# [What to work on]
Find each line with the word "chart" and say how many there are, nothing else.

# [Data for this exercise]
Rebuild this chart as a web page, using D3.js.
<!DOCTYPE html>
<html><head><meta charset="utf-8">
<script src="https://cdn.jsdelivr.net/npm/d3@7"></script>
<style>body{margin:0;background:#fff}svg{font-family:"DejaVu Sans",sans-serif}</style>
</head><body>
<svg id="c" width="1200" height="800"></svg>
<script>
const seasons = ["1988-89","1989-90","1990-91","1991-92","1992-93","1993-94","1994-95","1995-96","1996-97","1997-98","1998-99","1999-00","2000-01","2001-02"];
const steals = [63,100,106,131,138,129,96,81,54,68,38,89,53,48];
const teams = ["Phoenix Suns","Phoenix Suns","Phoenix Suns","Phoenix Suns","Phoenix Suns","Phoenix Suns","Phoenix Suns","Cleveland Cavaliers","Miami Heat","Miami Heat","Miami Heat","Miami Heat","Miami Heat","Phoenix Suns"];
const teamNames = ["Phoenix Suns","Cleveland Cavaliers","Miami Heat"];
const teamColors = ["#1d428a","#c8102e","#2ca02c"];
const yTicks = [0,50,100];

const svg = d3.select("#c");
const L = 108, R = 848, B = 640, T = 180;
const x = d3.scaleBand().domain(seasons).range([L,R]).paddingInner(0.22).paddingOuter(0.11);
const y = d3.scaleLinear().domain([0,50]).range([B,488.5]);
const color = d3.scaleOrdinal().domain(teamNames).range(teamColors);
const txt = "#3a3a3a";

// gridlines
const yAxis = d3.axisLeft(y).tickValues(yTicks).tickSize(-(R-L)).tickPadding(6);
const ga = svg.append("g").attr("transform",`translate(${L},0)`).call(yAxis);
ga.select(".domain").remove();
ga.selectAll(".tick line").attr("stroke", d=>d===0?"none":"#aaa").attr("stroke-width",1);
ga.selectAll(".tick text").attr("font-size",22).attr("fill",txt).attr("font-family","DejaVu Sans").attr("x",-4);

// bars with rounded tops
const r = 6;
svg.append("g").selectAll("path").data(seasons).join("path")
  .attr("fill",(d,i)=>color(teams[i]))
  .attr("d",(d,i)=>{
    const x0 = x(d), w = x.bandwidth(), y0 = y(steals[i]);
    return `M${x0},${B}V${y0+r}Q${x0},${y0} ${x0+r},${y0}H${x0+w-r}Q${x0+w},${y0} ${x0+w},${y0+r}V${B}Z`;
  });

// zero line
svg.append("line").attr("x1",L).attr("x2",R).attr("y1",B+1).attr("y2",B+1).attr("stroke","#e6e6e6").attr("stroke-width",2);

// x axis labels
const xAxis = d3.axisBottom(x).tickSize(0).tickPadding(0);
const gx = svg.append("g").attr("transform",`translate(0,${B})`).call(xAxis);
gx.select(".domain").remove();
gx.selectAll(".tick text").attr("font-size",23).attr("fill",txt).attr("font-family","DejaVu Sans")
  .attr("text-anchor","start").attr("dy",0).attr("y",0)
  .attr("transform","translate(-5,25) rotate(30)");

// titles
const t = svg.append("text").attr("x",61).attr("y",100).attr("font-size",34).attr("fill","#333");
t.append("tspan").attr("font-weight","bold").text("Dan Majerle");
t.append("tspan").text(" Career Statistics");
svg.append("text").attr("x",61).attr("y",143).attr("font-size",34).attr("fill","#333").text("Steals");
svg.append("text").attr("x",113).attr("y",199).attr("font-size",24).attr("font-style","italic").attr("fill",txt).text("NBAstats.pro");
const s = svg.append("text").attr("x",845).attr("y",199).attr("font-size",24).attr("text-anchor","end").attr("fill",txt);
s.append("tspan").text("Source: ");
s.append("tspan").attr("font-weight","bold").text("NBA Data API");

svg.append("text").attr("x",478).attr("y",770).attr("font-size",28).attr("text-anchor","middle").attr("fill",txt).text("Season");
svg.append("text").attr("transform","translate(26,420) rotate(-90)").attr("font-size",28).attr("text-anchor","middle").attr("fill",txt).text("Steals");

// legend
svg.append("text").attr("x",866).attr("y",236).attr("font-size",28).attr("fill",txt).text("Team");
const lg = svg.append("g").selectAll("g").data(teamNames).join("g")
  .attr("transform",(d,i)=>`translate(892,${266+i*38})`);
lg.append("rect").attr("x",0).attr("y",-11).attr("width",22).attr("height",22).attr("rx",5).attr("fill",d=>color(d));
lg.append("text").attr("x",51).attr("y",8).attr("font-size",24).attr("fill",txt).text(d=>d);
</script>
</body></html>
==
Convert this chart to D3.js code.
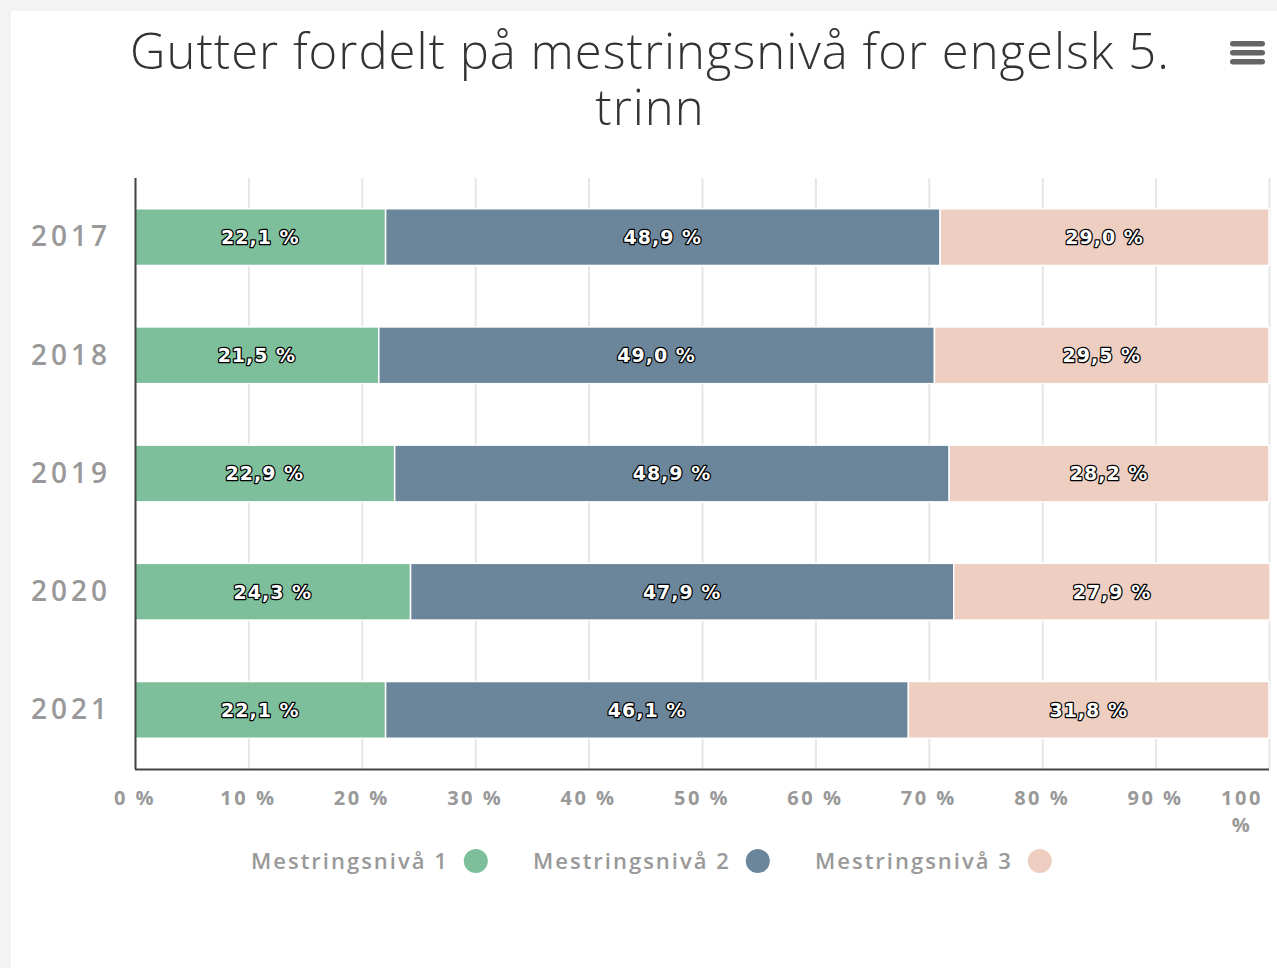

# [The answer]
2